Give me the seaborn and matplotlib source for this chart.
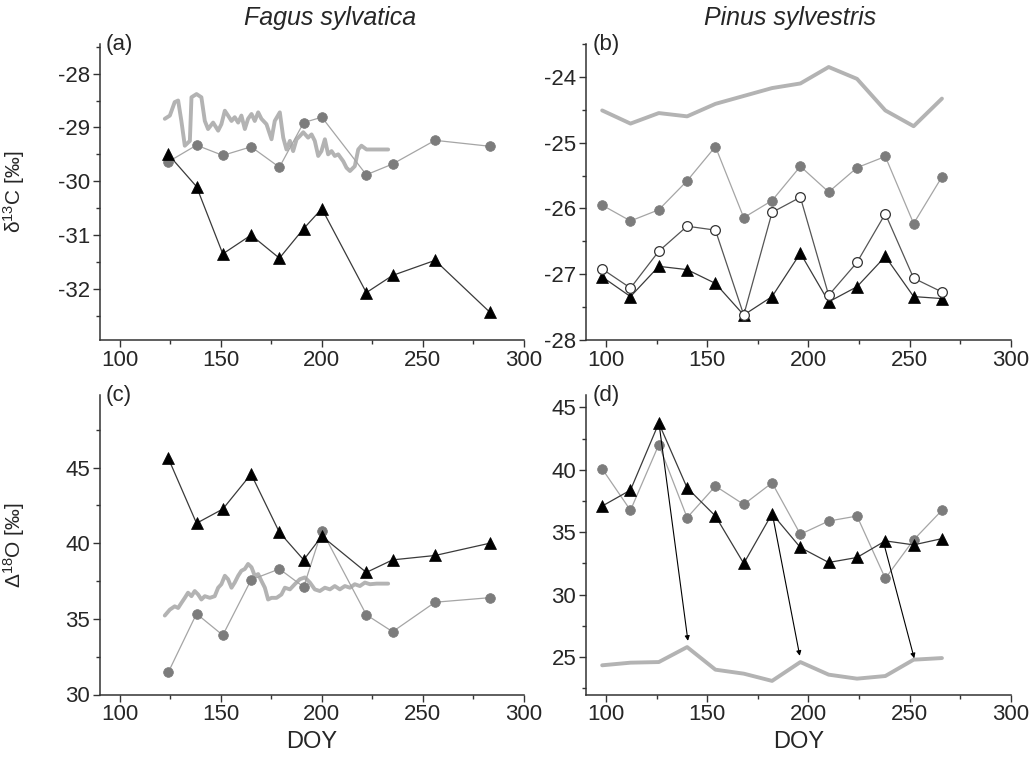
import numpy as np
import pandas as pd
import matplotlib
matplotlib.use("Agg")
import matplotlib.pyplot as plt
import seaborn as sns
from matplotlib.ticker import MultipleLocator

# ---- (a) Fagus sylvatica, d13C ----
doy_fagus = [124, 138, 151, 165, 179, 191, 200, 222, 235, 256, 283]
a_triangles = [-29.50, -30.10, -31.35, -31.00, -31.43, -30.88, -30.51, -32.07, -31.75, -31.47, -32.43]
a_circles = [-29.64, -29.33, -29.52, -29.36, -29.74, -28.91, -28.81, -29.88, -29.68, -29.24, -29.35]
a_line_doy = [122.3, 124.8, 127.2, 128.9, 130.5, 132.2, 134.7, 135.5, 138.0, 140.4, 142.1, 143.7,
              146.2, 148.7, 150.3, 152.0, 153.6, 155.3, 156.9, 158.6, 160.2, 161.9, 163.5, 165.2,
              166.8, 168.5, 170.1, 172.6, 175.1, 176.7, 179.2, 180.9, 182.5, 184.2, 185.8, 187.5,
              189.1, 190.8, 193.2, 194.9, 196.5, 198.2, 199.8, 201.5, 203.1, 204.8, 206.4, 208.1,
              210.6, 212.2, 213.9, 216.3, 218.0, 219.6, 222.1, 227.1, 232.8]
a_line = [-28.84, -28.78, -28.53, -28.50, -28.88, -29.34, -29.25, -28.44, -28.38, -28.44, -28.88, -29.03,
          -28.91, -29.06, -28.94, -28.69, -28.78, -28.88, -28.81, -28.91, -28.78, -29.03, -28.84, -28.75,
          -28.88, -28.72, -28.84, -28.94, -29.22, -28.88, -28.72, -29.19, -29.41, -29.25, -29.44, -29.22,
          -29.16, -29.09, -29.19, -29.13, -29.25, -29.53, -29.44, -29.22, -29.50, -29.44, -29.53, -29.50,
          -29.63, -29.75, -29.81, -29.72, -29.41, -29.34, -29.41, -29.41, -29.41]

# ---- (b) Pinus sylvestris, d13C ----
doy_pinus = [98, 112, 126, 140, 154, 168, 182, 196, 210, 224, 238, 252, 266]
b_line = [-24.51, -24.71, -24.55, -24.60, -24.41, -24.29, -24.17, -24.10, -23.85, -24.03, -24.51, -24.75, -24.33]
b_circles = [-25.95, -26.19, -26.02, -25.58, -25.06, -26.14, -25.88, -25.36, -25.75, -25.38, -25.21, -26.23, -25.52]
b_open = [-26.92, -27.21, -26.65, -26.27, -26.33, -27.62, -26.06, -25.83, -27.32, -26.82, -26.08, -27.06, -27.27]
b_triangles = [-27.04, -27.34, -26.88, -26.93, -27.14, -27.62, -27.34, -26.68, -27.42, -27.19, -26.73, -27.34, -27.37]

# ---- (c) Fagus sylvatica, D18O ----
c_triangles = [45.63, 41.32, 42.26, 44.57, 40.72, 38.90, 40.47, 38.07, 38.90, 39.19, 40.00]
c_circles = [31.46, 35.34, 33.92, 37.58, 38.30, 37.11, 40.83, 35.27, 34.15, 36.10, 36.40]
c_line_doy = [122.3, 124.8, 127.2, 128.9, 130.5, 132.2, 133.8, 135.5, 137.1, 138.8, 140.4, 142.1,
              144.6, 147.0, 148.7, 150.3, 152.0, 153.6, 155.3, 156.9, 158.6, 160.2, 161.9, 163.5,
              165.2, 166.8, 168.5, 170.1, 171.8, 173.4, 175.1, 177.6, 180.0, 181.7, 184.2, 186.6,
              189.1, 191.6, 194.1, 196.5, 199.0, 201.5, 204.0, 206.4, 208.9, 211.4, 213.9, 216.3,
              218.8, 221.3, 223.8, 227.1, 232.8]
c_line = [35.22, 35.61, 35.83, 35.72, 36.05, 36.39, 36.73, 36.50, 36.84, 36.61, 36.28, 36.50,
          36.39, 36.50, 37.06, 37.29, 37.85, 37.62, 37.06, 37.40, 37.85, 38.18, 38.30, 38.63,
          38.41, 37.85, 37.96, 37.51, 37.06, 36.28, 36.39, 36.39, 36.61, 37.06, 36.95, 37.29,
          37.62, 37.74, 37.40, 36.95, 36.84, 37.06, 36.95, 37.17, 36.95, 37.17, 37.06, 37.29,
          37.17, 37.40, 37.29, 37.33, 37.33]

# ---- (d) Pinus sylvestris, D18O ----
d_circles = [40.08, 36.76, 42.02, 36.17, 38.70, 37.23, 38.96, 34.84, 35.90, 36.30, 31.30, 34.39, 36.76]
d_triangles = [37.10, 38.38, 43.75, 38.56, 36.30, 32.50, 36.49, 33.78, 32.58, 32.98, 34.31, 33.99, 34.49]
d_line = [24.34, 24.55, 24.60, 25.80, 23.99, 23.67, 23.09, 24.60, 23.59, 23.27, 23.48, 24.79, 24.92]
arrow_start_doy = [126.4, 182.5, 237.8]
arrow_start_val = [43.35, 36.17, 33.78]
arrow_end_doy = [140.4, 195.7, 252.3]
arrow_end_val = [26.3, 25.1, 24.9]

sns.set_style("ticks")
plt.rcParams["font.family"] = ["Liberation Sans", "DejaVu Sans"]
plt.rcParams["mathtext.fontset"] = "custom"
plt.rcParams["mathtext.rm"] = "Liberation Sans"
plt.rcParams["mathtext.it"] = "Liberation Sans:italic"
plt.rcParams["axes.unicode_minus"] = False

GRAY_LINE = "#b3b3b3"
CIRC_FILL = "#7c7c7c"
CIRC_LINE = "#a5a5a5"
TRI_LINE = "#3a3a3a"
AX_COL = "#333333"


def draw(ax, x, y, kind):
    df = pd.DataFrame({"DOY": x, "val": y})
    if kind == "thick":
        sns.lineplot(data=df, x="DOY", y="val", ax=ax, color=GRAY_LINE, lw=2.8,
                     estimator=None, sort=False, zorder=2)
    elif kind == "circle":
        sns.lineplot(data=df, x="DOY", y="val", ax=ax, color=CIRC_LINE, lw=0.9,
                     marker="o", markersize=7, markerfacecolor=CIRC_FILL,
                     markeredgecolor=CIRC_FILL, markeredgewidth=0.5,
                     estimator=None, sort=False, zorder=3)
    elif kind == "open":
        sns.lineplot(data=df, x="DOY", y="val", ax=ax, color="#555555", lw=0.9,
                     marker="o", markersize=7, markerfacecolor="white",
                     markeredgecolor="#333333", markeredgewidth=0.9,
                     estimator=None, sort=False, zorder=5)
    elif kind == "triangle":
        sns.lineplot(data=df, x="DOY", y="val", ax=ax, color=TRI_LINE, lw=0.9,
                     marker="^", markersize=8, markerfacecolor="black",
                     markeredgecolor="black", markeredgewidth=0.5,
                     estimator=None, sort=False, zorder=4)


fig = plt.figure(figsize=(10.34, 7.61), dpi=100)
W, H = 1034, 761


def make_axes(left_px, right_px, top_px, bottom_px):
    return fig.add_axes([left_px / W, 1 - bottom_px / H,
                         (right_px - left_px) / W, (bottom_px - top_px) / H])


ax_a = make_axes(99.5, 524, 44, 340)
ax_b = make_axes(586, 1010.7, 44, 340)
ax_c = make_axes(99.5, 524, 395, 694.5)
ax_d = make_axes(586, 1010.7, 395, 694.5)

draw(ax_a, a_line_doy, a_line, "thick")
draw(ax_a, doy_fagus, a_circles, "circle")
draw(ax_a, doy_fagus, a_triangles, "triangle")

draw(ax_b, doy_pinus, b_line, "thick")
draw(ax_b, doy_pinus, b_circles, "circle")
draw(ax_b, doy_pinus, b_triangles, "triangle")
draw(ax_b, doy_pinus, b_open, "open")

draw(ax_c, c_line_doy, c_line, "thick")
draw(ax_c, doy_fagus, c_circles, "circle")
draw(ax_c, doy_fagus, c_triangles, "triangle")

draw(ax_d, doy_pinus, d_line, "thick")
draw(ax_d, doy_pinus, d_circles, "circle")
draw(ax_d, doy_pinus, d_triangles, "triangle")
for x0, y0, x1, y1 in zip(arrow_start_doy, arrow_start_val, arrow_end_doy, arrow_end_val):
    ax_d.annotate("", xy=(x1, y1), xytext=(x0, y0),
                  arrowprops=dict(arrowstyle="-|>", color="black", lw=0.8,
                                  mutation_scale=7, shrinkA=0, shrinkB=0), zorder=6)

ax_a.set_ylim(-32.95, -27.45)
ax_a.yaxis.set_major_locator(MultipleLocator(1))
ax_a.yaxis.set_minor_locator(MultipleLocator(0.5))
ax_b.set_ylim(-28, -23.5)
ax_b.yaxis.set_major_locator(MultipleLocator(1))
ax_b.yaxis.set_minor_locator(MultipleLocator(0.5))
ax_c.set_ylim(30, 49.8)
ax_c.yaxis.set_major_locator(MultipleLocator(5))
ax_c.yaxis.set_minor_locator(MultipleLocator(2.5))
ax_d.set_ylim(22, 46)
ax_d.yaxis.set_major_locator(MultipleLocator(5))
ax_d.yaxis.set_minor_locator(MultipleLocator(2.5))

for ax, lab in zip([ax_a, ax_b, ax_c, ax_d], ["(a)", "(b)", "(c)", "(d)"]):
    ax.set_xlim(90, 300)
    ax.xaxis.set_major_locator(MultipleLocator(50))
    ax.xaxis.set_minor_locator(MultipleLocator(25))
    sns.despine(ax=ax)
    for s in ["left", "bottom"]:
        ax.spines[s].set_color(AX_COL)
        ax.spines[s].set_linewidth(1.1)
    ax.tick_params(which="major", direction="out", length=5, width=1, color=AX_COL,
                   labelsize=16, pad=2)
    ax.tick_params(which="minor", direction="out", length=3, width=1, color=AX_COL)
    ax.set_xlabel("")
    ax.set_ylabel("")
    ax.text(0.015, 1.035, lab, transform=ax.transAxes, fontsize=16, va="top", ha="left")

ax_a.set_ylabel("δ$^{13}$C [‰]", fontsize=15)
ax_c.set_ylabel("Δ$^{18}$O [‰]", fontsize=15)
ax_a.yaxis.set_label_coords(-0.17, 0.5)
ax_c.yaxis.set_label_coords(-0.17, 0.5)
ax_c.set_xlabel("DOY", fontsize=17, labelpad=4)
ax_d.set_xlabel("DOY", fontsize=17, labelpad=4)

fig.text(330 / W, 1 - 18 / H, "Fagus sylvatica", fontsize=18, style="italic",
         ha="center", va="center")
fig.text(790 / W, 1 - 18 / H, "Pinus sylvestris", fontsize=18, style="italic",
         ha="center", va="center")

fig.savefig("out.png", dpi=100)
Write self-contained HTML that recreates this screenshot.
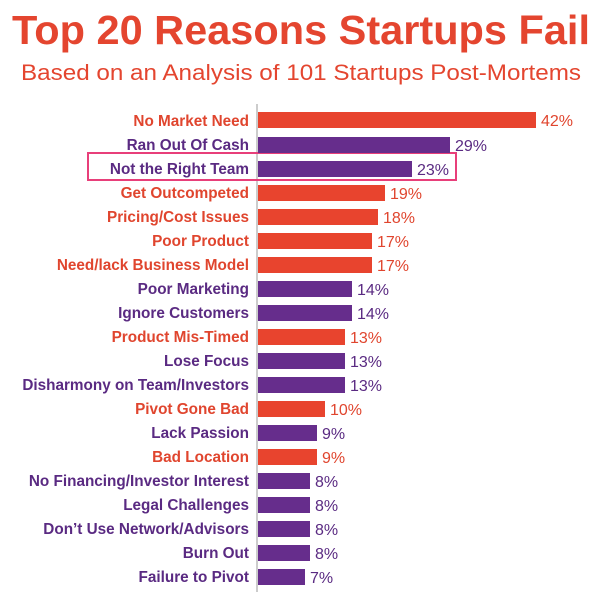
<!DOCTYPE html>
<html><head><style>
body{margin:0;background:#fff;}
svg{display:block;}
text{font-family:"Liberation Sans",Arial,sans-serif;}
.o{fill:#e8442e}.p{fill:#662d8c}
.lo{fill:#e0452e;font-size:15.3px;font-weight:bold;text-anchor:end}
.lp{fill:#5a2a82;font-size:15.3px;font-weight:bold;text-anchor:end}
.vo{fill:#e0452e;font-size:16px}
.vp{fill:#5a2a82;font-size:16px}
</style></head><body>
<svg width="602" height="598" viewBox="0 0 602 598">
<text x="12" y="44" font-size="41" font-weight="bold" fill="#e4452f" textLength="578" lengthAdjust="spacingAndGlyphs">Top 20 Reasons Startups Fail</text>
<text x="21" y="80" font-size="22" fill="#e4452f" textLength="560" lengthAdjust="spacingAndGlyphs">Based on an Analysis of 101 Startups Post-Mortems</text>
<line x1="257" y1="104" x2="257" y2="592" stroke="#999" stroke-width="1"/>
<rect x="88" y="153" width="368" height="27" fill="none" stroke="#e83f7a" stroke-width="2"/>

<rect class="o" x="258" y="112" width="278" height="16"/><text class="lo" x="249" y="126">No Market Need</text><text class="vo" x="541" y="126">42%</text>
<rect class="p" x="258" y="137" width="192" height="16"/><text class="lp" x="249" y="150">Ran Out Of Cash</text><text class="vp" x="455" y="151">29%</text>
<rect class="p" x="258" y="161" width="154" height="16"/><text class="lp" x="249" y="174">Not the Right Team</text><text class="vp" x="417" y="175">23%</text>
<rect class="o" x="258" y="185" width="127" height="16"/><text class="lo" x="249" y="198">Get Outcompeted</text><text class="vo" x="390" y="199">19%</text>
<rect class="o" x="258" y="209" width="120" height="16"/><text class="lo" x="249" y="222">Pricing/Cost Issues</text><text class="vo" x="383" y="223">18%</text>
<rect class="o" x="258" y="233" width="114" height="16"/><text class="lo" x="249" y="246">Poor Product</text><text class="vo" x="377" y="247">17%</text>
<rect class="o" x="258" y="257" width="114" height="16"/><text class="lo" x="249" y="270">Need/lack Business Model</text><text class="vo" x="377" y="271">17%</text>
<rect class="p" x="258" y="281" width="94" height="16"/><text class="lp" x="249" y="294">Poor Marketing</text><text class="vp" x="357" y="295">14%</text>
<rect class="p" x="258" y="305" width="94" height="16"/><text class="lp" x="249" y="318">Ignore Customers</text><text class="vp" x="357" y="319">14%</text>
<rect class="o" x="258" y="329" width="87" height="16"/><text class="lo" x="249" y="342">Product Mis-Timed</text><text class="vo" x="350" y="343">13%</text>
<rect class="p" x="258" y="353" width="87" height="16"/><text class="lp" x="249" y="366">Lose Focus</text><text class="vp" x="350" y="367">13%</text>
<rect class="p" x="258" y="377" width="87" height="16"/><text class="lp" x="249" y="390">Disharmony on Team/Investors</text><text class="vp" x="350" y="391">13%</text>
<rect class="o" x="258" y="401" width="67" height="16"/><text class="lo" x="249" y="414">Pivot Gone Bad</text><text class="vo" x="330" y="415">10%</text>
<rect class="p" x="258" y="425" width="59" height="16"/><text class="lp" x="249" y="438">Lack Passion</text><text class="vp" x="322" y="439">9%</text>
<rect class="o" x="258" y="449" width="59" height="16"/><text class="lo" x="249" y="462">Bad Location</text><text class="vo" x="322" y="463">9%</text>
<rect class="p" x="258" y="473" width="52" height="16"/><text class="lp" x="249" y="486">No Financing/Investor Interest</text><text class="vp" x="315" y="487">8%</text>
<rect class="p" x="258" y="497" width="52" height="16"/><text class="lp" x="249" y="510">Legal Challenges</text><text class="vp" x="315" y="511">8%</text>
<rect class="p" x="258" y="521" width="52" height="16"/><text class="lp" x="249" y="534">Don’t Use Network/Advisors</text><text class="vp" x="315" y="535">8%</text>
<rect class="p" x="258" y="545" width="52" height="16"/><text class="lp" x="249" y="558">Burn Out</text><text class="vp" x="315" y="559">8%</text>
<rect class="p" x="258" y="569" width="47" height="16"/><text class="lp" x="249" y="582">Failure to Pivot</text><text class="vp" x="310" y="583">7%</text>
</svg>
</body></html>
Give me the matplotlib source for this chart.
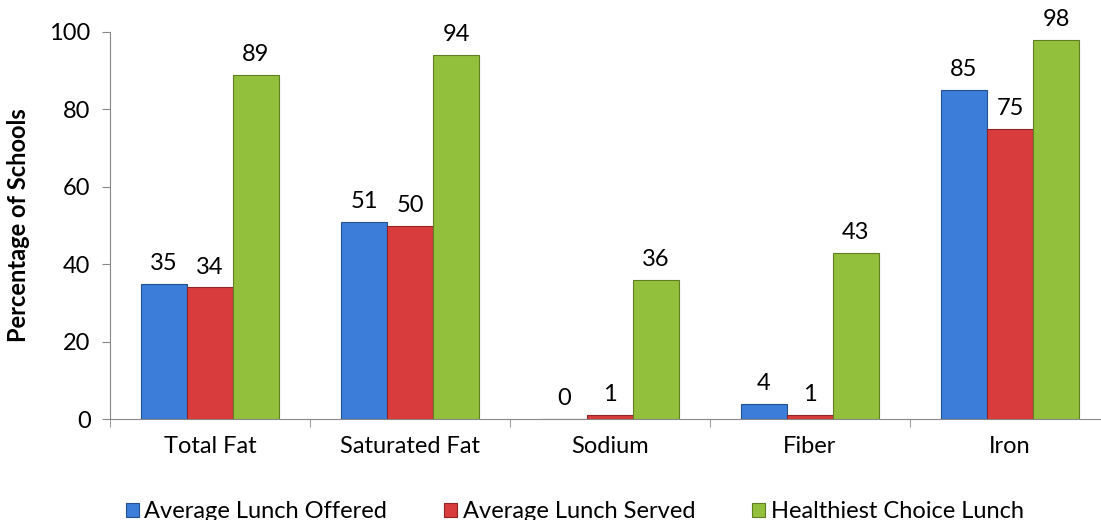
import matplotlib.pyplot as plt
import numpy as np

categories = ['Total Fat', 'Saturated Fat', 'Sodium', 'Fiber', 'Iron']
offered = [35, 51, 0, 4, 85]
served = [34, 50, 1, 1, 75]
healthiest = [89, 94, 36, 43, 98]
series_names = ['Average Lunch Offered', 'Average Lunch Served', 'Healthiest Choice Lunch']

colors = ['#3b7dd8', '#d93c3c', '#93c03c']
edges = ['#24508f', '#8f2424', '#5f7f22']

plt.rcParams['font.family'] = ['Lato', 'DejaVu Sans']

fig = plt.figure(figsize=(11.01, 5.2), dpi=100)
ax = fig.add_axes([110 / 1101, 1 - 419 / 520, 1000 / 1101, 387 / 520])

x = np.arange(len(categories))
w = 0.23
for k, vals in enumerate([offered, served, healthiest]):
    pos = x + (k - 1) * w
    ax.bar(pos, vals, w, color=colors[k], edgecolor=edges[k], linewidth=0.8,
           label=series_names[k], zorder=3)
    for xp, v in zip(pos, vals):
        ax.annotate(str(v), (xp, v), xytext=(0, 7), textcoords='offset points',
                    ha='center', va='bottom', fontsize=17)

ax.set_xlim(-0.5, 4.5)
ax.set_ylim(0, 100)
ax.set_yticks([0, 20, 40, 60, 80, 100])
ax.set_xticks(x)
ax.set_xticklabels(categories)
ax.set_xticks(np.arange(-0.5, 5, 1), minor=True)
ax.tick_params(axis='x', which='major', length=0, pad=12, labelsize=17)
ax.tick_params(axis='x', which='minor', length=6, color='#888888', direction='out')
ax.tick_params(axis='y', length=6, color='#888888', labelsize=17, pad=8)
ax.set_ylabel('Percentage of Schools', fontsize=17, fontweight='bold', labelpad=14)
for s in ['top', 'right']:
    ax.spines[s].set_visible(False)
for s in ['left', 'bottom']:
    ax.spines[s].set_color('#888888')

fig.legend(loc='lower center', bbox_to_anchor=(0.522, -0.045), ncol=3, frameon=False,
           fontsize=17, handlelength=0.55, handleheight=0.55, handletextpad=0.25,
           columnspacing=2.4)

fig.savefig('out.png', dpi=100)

* * *

THE EXERCISE ▸ Every line from the start of the listing above through the line with "from matplotlib.ticker import MultipleLocator" should be repeated exactly; skip the pictures and add nothing else.

EXERCISE RESPONSE ▸
Give me the seaborn and matplotlib source for this chart.
import numpy as np
import pandas as pd
import matplotlib
matplotlib.use("Agg")
import matplotlib.pyplot as plt
import seaborn as sns
from matplotlib.ticker import MultipleLocator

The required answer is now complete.